А средняя продолжительность жизни в Москве на шесть лет выше, чем в России. И уже точно такая же, как в Восточной Европе. В Чехии, например. Она ниже, чем в Западной Европе, но ненамного. Эти вещи надо оценивать. Это возможно только в том случае, если пациент попал в такую больницу, как 23-я, а не в 53-ю, не в 11-ю.
Знаете, как сейчас работает «скорая»? По принципу «Макдоналдса».
— То есть?
— Даже если это на другом конце города, но она привезет в ту больницу, где есть оборудование.
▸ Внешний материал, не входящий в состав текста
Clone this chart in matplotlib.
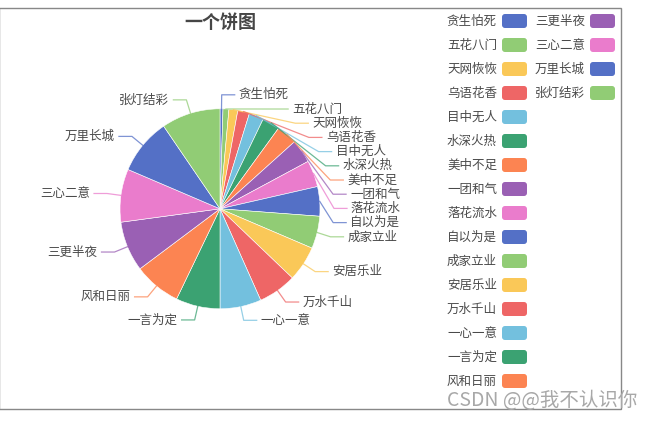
import numpy as np
import matplotlib
matplotlib.use("Agg")
import matplotlib.pyplot as plt
from matplotlib.patches import FancyBboxPatch, Rectangle

plt.rcParams["font.family"] = ["Noto Sans CJK SC", "DejaVu Sans"]

names = ["贪生怕死", "五花八门", "天网恢恢", "乌语花香", "目中无人", "水深火热", "美中不足",
         "一团和气", "落花流水", "自以为是", "成家立业", "安居乐业", "万水千山", "一心一意",
         "一言为定", "风和日丽", "三更半夜", "三心二意", "万里长城", "张灯结彩"]
values = [1, 2, 3, 4, 5, 6, 7, 8, 9, 10, 11, 12, 13, 14, 15, 16, 17, 18, 19, 20]
palette = ["#5470c6", "#91cc75", "#fac858", "#ee6666", "#73c0de",
           "#3ba272", "#fc8452", "#9a60b4", "#ea7ccc"]
colors = [palette[i % len(palette)] for i in range(len(values))]

W, H = 653, 421
fig = plt.figure(figsize=(W / 100, H / 100), dpi=100)
ax = fig.add_axes([0, 0, 1, 1])

def Y(py):
    return H - py

cx, cy, r = 220, 208.8, 100
wedges, _ = ax.pie(values, colors=colors, startangle=90, counterclock=False,
                   center=(cx, Y(cy)), radius=r, frame=True,
                   wedgeprops=dict(edgecolor="white", linewidth=0.4))
ax.set_xlim(0, W)
ax.set_ylim(0, H)
ax.set_aspect("auto")
ax.axis("off")

# label layout (pixel coords, y down)
R = 114
len2, gap, lh = 13, 4, 14.2
labels = []
for i, w in enumerate(wedges):
    a = np.deg2rad((w.theta1 + w.theta2) / 2)
    ex, ey = cx + r * np.cos(a), cy - r * np.sin(a)
    ny = cy - R * np.sin(a)
    side = 1 if np.cos(a) >= 0 else -1
    labels.append([i, ex, ey, ny, side])

for side in (1, -1):
    group = sorted([l for l in labels if l[4] == side], key=lambda l: l[3])
    prev = -1e9
    for l in group:
        l[3] = max(l[3], prev + lh)
        prev = l[3]

for i, ex, ey, y, side in labels:
    dy = y - cy
    bx = cx + side * np.sqrt(max(R * R - dy * dy, 0))
    lx = bx + side * len2
    ax.plot([ex, bx, lx], [Y(ey), Y(y), Y(y)], color=colors[i], lw=0.9, alpha=0.75)
    ax.text(lx + side * gap, Y(y), names[i], fontsize=9, color="#4a4a4a",
            ha="left" if side > 0 else "right", va="center")

# title
ax.text(cx, Y(22), "一个饼图", fontsize=13, fontweight="bold", color="#464646",
        ha="center", va="center")

# legend
for i, name in enumerate(names):
    col, row = (0, i) if i < 16 else (1, i - 16)
    x0 = 502 + col * 88
    yc = 21 + 24 * row
    ax.add_patch(FancyBboxPatch((x0 + 2, Y(yc) - 5), 21, 10,
                                boxstyle="round,pad=2,rounding_size=3",
                                facecolor=colors[i], edgecolor="none"))
    ax.text(x0 - 5, Y(yc), name, fontsize=9, color="#4a4a4a", ha="right", va="center")

# frame
ax.add_patch(Rectangle((-1, Y(409)), 621.5, 401, fill=False, edgecolor="#888", lw=1))

ax.text(637, Y(401), "CSDN @@我不认识你", fontsize=14, color="#a8a8a8",
        ha="right", va="center")

fig.savefig("out.png", dpi=100)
Поэтому, если его нет в 53-й, нет в 11-й, они не могут участвовать в программе ОМС по интенсивным койкам. В этом и есть суть всей реформы.
А ориентиры заданы нам указом Путина о повышении зарплат врачам, который, признаюсь, очень тяжело выполним. Но если бы не этот указ, мы бы никогда не начали переаттестацию врачей. Там написано в указе: «врачи», — а у нас половина врачей не врачи. Это люди с медицинскими дипломами, неизвестно каким образом полученными. Простите за горячность. Но когда я учился в медицине, это была очень тяжелая учеба. Когда моя мать училась в медицине, это была очень тяжелая учеба. А сегодня она стала легкой. Поэтому и врачи у нас такие, на которых вы же все и жалуетесь. Не может больше так продолжаться. Да, будет тяжело какое-то время. Будет интернет, будут газеты, будут ваши журналы, я все это понимаю. Но это надо пережить и прийти к тому, как живет цивилизованный мир. Врач в поликлинике должен решать 70 процентов ваших проблем. Только 30 процентов надо отправлять к узким специалистам. А у нас в поликлинике очереди. А за счет чего эти очереди? За счет того, что врач-терапевт занимается тем, что выписывает больничный лист и дает направление к узкому специалисту.